Six months later, Nnaemeka was showing his young wife a short letter from his father:
It amazes me that you could be so unfeeling as to send me your wedding picture. I would have sent it back. But on further thought I decided just to cut off your wife and send it back to you because I have nothing to do with her. How I wish that I had nothing to do with you either.
When Nene read through this letter and looked at the mutilated picture, her eyes filled with tears, and she began to sob. “Don’t cry, my darling,” said her husband. “
He is essentially good-natured and will one day look more kindly on our marriage.” But years passed, and that one day did not come.
Do you think there is a good way for Nnaemeka to resolve his moral dilemma? Why or why not?
For eight years, Okeke would have nothing to do with his son, Nnaemeka. Only three times (when Nnaemeka asked to come home and spend his leave) did he write to him.
“I can’t have you in my house,” he replied on one occasion. “It can be of no interest to me where or how you spend your leave—or your life, for that matter.”
The prejudice against Nnaemeka’s marriage was not confined to his little village. In Lagos, especially among his people who worked there, it showed itself in a different way. Their women, when they met at their village meeting, were not hostile to Nene. Rather, they paid her such excessive deference as to make her feel she was not one of them. But as time went on, Nene gradually broke through some of this prejudice and even began to make friends among them. Slowly and grudgingly they began to admit that she kept her home much better than most of them.
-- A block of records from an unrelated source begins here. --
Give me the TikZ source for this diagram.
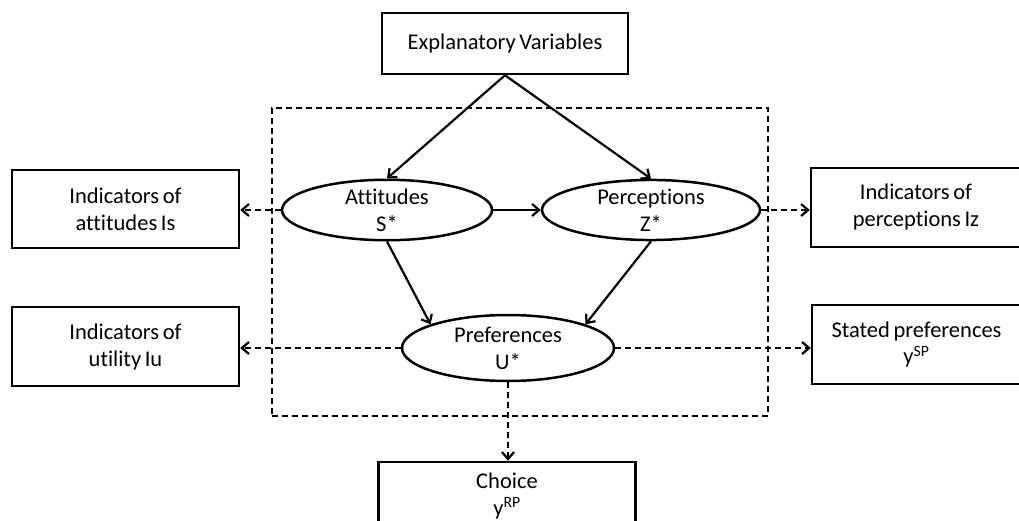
\documentclass[tikz,border=0pt]{standalone}
\usepackage{fontspec}
\setmainfont{Carlito}[Ligatures=NoCommon, WordSpace=0.7]
\usetikzlibrary{shapes.geometric,arrows.meta}
\begin{document}
\begin{tikzpicture}[x=1pt,y=-1pt,
  label font/.style={font=\fontsize{22.5}{27}\selectfont},
  box/.style={draw, line width=2.5pt, align=center, inner sep=0pt, label font},
  latent/.style={ellipse, draw, line width=2.5pt, align=center, inner sep=0pt, label font},
  causal/.style={line width=2.2pt, -{Straight Barb[length=7pt,width=12pt]}},
  measure/.style={causal, dash pattern=on 6pt off 4pt},
  frame/.style={draw, line width=2.4pt, dash pattern=on 6pt off 4pt, inner sep=0pt}]
\useasboundingbox (0,0) rectangle (1019,521);

% dashed frame around the latent part of the model
\node[frame, minimum width=496pt, minimum height=308pt] (core) at (520,262) {};

% observed boxes
\node[box, minimum width=246pt, minimum height=61pt] (expl) at (505,43.5) {Explanatory Variables};
\node[box, minimum width=227pt, minimum height=78pt] (attind) at (125.5,209) {Indicators of\\attitudes Is};
\node[box, minimum width=210pt, minimum height=79pt] (perind) at (916,207.5) {Indicators of\\perceptions Iz};
\node[box, minimum width=227pt, minimum height=79pt] (utilind) at (125.5,346.5) {Indicators of\\utility Iu};
\node[box, minimum width=209pt, minimum height=79pt] (stated) at (916.5,344.5) {Stated preferences\\y\textsuperscript{SP}};
\node[box, minimum width=257pt, minimum height=68pt] (choice) at (507,496) {Choice\\y\textsuperscript{RP}};

% latent variables
\node[latent, minimum width=210pt, minimum height=60pt] (att) at (387,210) {Attitudes\\S*};
\node[latent, minimum width=218pt, minimum height=60pt] (per) at (651,210) {Perceptions\\Z*};
\node[latent, minimum width=212pt, minimum height=66pt] (pref) at (508,348) {Preferences\\U*};

% structural relations
\draw[causal] (expl.south) -- (att.north);
\draw[causal] (expl.south) -- (per.north);
\draw[causal] (att.east) -- (per.west);
\draw[causal] (att.south) -- (pref.163);
\draw[causal] (per.south) -- (pref.17);

% measurement relations
\draw[measure] (att.west) -- (attind.east |- att.west);
\draw[measure] (per.east) -- (perind.west |- per.east);
\draw[measure] (pref.west) -- (utilind.east |- pref.west);
\draw[measure] (pref.east) -- (stated.west |- pref.east);
\draw[measure] (pref.south) -- (pref.south |- choice.north);
\end{tikzpicture}
\end{document}
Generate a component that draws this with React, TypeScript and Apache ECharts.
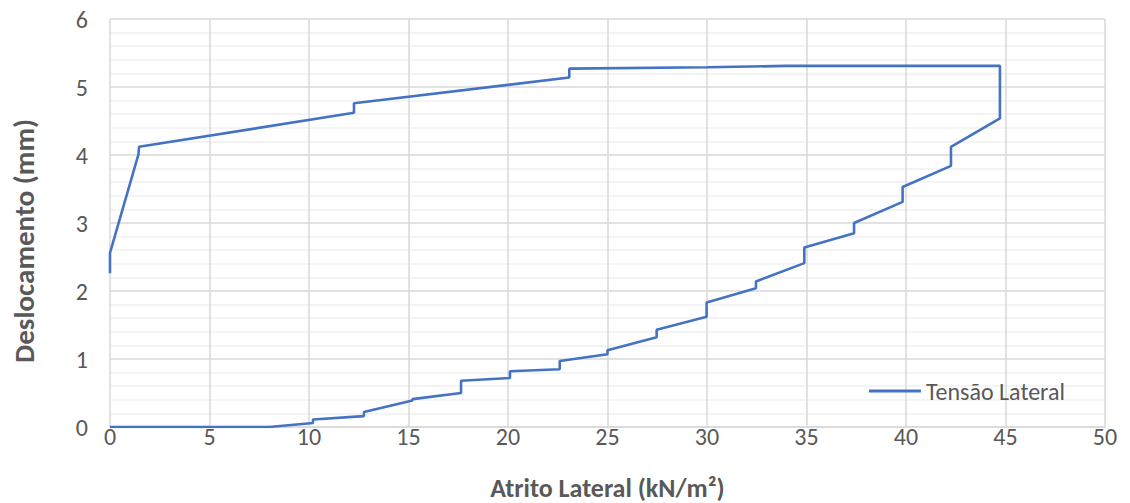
import React, { useEffect, useRef } from "react";
import * as echarts from "echarts";

// Lateral friction (kN/m²) vs displacement (mm): loading, peak creep and unloading
const atritoLateral: number[] = [
  0, 8.0, 10.2, 10.2, 12.76, 12.76, 15.2, 15.2, 17.64, 17.64, 20.1, 20.1,
  22.6, 22.6, 25.0, 25.0, 27.47, 27.47, 29.98, 29.98, 32.46, 32.46, 34.89,
  34.89, 37.39, 37.39, 39.83, 39.83, 42.26, 42.26, 44.72, 44.72, 34.0, 30.0,
  23.08, 23.08, 12.26, 12.26, 1.46, 1.43, 0, 0,
];
const deslocamento: number[] = [
  0, 0, 0.06, 0.11, 0.16, 0.22, 0.39, 0.41, 0.5, 0.68, 0.72, 0.82,
  0.85, 0.97, 1.07, 1.13, 1.32, 1.43, 1.62, 1.83, 2.04, 2.14, 2.41,
  2.64, 2.85, 3.0, 3.31, 3.53, 3.84, 4.12, 4.54, 5.31, 5.31, 5.29,
  5.27, 5.14, 4.76, 4.62, 4.12, 4.01, 2.56, 2.26,
];

const xTicks = { min: 0, max: 50, interval: 5 };
const yTicks = { min: 0, max: 6, interval: 1 };

const seriesName = "Tensão Lateral";
const xTitle = "Atrito Lateral (kN/m²)";
const yTitle = "Deslocamento (mm)";

const FONT = "Carlito, 'Liberation Sans Narrow', 'Open Sans', sans-serif";
const GREY = "#595959";
const BLUE = "#4472C4";

export default function App() {
  const ref = useRef<HTMLDivElement>(null);

  useEffect(() => {
    if (!ref.current) return;
    const chart = echarts.init(ref.current, undefined, { renderer: "svg" });
    const points = atritoLateral.map((x, i) => [x, deslocamento[i]]);

    chart.setOption({
      animation: false,
      backgroundColor: "#ffffff",
      textStyle: { fontFamily: FONT },
      grid: {
        left: 110,
        right: 25,
        top: 19,
        bottom: 76,
        containLabel: false,
        outerBoundsMode: "none",
      },
      legend: {
        right: 60,
        top: 374,
        itemWidth: 52,
        itemHeight: 3,
        itemGap: 6,
        icon: "rect",
        textStyle: { color: GREY, fontSize: 24, fontFamily: FONT },
        data: [{ name: seriesName, icon: "rect" }],
      },
      // rotated y-axis title, sitting a little below the plot's middle
      graphic: [
        {
          type: "text",
          x: 24,
          y: 241,
          rotation: Math.PI / 2,
          style: {
            text: yTitle,
            align: "center",
            verticalAlign: "middle",
            fill: GREY,
            fontSize: 29,
            fontWeight: "bold",
            fontFamily: FONT,
          },
        },
      ],
      xAxis: {
        type: "value",
        ...xTicks,
        name: xTitle,
        nameLocation: "middle",
        nameGap: 48,
        nameTextStyle: { color: GREY, fontSize: 26, fontWeight: "bold", fontFamily: FONT },
        axisLine: { show: true, lineStyle: { color: "#d9d9d9", width: 1.5 } },
        axisTick: { show: false },
        axisLabel: { color: GREY, fontSize: 24, margin: -3, fontFamily: FONT },
        splitLine: { show: true, lineStyle: { color: "#d9d9d9", width: 1.5 } },
      },
      yAxis: {
        type: "value",
        ...yTicks,
        axisLine: { show: false },
        axisTick: { show: false },
        axisLabel: { color: GREY, fontSize: 24, margin: 22, fontFamily: FONT },
        splitLine: { show: true, lineStyle: { color: "#d9d9d9", width: 1.5 } },
        minorTick: { show: false, splitNumber: 5 },
        minorSplitLine: { show: true, lineStyle: { color: "#f0f0f0", width: 1.5 } },
      },
      series: [
        {
          name: seriesName,
          type: "line",
          data: points,
          showSymbol: false,
          symbol: "none",
          lineStyle: { color: BLUE, width: 2.6 },
          itemStyle: { color: BLUE },
        },
      ],
    });

    return () => chart.dispose();
  }, []);

  return (
    <div
      ref={ref}
      style={{ position: "fixed", left: 0, top: 0, width: 1130, height: 503 }}
    />
  );
}
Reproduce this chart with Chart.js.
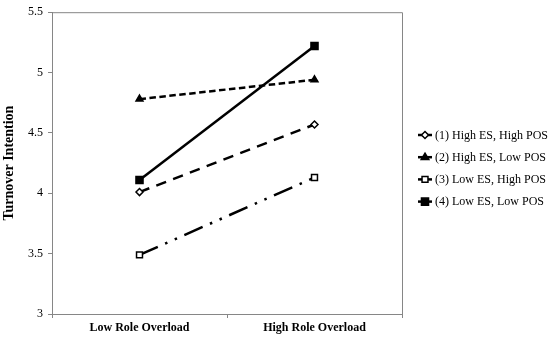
<!DOCTYPE html>
<html><head><meta charset="utf-8">
<script src="https://cdn.jsdelivr.net/npm/chart.js@4/dist/chart.umd.min.js"></script>
<style>html,body{margin:0;padding:0;background:#fff}</style>
</head><body>
<canvas id="c" width="550" height="339" style="width:550px;height:339px;display:block"></canvas>
<script>
const categories = ['Low Role Overload', 'High Role Overload'];
const seriesNames = ['(1) High ES, High POS', '(2) High ES, Low POS', '(3) Low ES, High POS', '(4) Low ES, Low POS'];
const highEsHighPos = [4.01, 4.57];
const highEsLowPos = [4.78, 4.94];
const lowEsHighPos = [3.49, 4.13];
const lowEsLowPos = [4.11, 5.22];
const yTicks = [3, 3.5, 4, 4.5, 5, 5.5];
const yTitle = 'Turnover Intention';

const AXIS = '#868686';
const FONT = "'Liberation Serif', 'Times New Roman', serif";

const seriesValues = [highEsHighPos, highEsLowPos, lowEsHighPos, lowEsLowPos];
const styles = [
  {pointStyle: 'rectRot', radius: 3.5, fill: '#fff', dash: [10.5, 7.5]},
  {pointStyle: 'triangle', radius: 4, fill: '#000', dash: [6.5, 3.5]},
  {pointStyle: 'rect', radius: 4.2, fill: '#fff', dash: [20, 8, 2.5, 8, 2.5, 8]},
  {pointStyle: 'rect', radius: 5, fill: '#000', dash: []}
];

const datasets = seriesValues.map((vals, i) => ({
  label: seriesNames[i],
  data: vals,
  borderColor: '#000',
  borderWidth: 2.5,
  borderDash: styles[i].dash,
  pointStyle: styles[i].pointStyle,
  pointRadius: styles[i].radius,
  pointHoverRadius: styles[i].radius,
  pointBackgroundColor: styles[i].fill,
  pointBorderColor: '#000',
  pointBorderWidth: 1.5,
  tension: 0,
  fill: false
}));

const framePlugin = {
  id: 'frame',
  beforeDatasetsDraw(chart) {
    const {ctx, chartArea: a} = chart;
    ctx.save();
    ctx.strokeStyle = AXIS;
    ctx.lineWidth = 1;
    ctx.beginPath();
    ctx.moveTo(a.left, a.top + 0.5);
    ctx.lineTo(a.right + 0.5, a.top + 0.5);
    ctx.lineTo(a.right + 0.5, a.bottom);
    ctx.stroke();
    ctx.restore();
  }
};

function drawMarker(ctx, style, x, y, r, fill) {
  ctx.beginPath();
  if (style === 'rectRot') {
    ctx.moveTo(x, y - r); ctx.lineTo(x + r, y); ctx.lineTo(x, y + r); ctx.lineTo(x - r, y); ctx.closePath();
  } else if (style === 'triangle') {
    ctx.moveTo(x, y - r); ctx.lineTo(x + r * 0.95, y + r * 0.6); ctx.lineTo(x - r * 0.95, y + r * 0.6); ctx.closePath();
  } else {
    const s = r * Math.SQRT1_2;
    ctx.rect(x - s, y - s, 2 * s, 2 * s);
  }
  ctx.fillStyle = fill;
  ctx.fill();
  ctx.lineWidth = 1.5;
  ctx.strokeStyle = '#000';
  ctx.stroke();
}

const legendPlugin = {
  id: 'excelLegend',
  afterDraw(chart) {
    const {ctx} = chart;
    ctx.save();
    ctx.font = '12px ' + FONT;
    ctx.textBaseline = 'middle';
    ctx.textAlign = 'left';
    chart.data.datasets.forEach((ds, i) => {
      const y = 135 + i * 22.2;
      ctx.setLineDash([]);
      ctx.strokeStyle = '#000';
      ctx.lineWidth = 2.5;
      ctx.beginPath();
      ctx.moveTo(418, y);
      ctx.lineTo(432, y);
      ctx.stroke();
      drawMarker(ctx, styles[i].pointStyle, 425, y, styles[i].radius, styles[i].fill);
      ctx.fillStyle = '#000';
      ctx.fillText(ds.label, 435, y + 0.5);
    });
    ctx.restore();
  }
};

new Chart(document.getElementById('c'), {
  type: 'line',
  data: {labels: categories, datasets},
  options: {
    responsive: false,
    devicePixelRatio: 1,
    animation: false,
    events: [],
    layout: {padding: {left: 0, right: 148, top: 9, bottom: 0}},
    plugins: {legend: {display: false}, tooltip: {enabled: false}},
    scales: {
      x: {
        offset: true,
        grid: {display: true, drawOnChartArea: false, drawTicks: true, tickLength: 4, color: AXIS, offset: true},
        border: {display: true, color: AXIS, width: 1},
        ticks: {color: '#000', padding: 3, font: {family: FONT, size: 12, weight: 'bold'}, maxRotation: 0},
        afterFit(s) { s.height = 25; }
      },
      y: {
        min: 3, max: 5.5,
        afterBuildTicks(s) { s.ticks = yTicks.map(v => ({value: v})); },
        grid: {display: true, drawOnChartArea: false, drawTicks: true, tickLength: 4, color: AXIS},
        border: {display: true, color: AXIS, width: 1},
        ticks: {color: '#000', padding: 5, font: {family: FONT, size: 12}, callback: v => String(v)},
        title: {display: true, text: yTitle, color: '#000', padding: {top: 1, bottom: 0}, font: {family: FONT, size: 14, weight: 'bold'}},
        afterFit(s) { s.width = 52; }
      }
    }
  },
  plugins: [framePlugin, legendPlugin]
});
</script>
</body></html>
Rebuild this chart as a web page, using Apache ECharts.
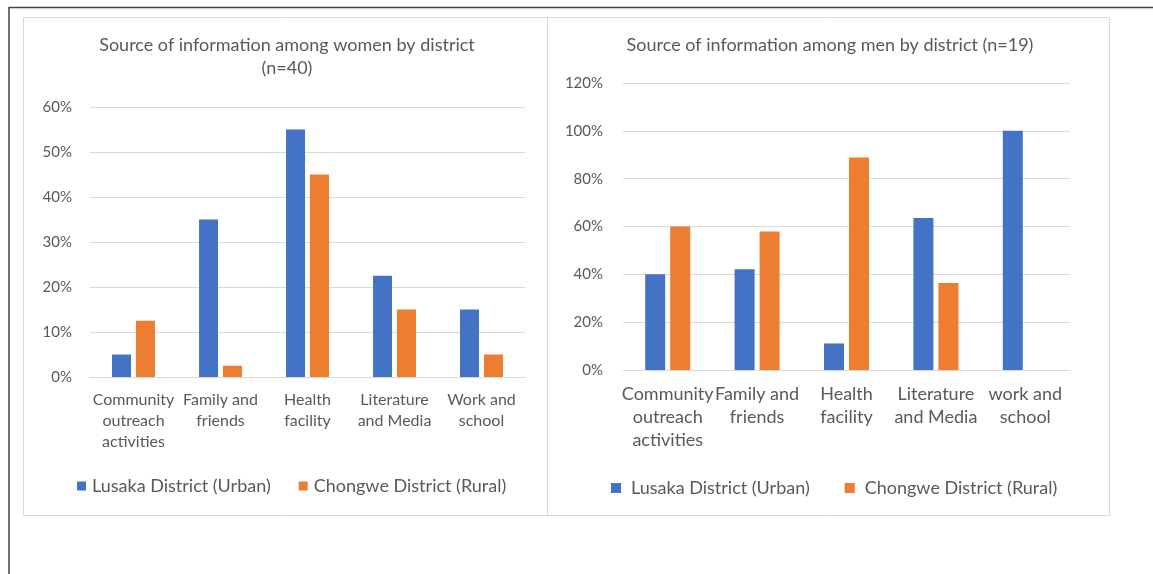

The story eventually got to the little village in the heart of the Ibo country that Nnaemeka and his young wife were a most happy couple. But his father was one of the few people in the village who knew nothing about this.
Which line best represents the father's prejudice (prejuicio) against Nene?
A It amazes me that you could be so unfeeling as to send me your wedding picture. (130)
B I would have sent it back. (131)
C I have nothing to do with her. (133)
The prejudice against Nnaemeka's marriage was not confined to his little village. This means that the Ibo people in the city also:
A Treated Nene differently
B Took her in as one of their own
How did the women in Lagos make her feel different?
A They were rude to her
B They ignored her
C They showed her so much respect that she did not feel included
He always displayed so much temper whenever his son’s name was mentioned that everyone avoided it in his presence. By a tremendous effort of will he had succeeded in pushing his son to the back of his mind. The strain had nearly killed him, but he had persevered and won.
In your own words, describe how the father reacted when he heard his son's name.
Then one day he received a letter from Nene, and in spite of himself he began to glance through it perfunctorily until all of a sudden the expression on his face changed and he began to read more carefully. . . .
Our two sons, from the day they learnt that they have a grandfather, have insisted on being taken to him. I find it impossible to tell them that you will not see them. I implore you to allow Nnaemeka to bring them home for a short time during his leave next month. I shall remain here in Lagos . . .
Nene writes her father-in-law to ask him to please see his grandsons.
How will Nnaemeka's father react to this letter? Cite evidence.
The old man at once felt the resolution he had built up over so many years falling in. He was telling himself that he must not give in. He tried to steel his heart against all emotional appeals. It was a reenactment of that other struggle. He leaned against a window and looked out. The sky was overcast with heavy black clouds, and a high wind began to blow, filling the air with dust and dry leaves. It was one of those rare occasions when even Nature takes a hand in a human fight. Very soon it began to rain, the first rain in the year. It came down in large sharp drops and was accompanied by the lightning and thunder which mark a change of season. Okeke was trying hard not to think of his two grandsons. But he knew he was now fighting a losing battle. He tried to hum a favorite hymn, but the pattering of large raindrops on the roof broke up the tune. His mind immediately returned to the children. How could he shut his door against them? By a curious mental process he imagined them standing, sad and forsaken, under the harsh angry weather—shut out from his house.
That night he hardly slept, from remorse—and a vague fear that he might die without making it up to them.
How does the letter affect the father?
A He begins to regret his descion.
B He does not change his mind.
C He goes into the storm.
What does the storm in the lines 171-179 symbolize for the father? ¿Qué simboliza la tormenta en las líneas 171-179 para el padre?
A His resolution to not accept Nene
B The memories of the letters he wrote
C His inner struggle against his old feelings and new
(Extension) Interpret cultural context: Why might living in a city influence Nnaemeka's attitude toward Ibo traditions?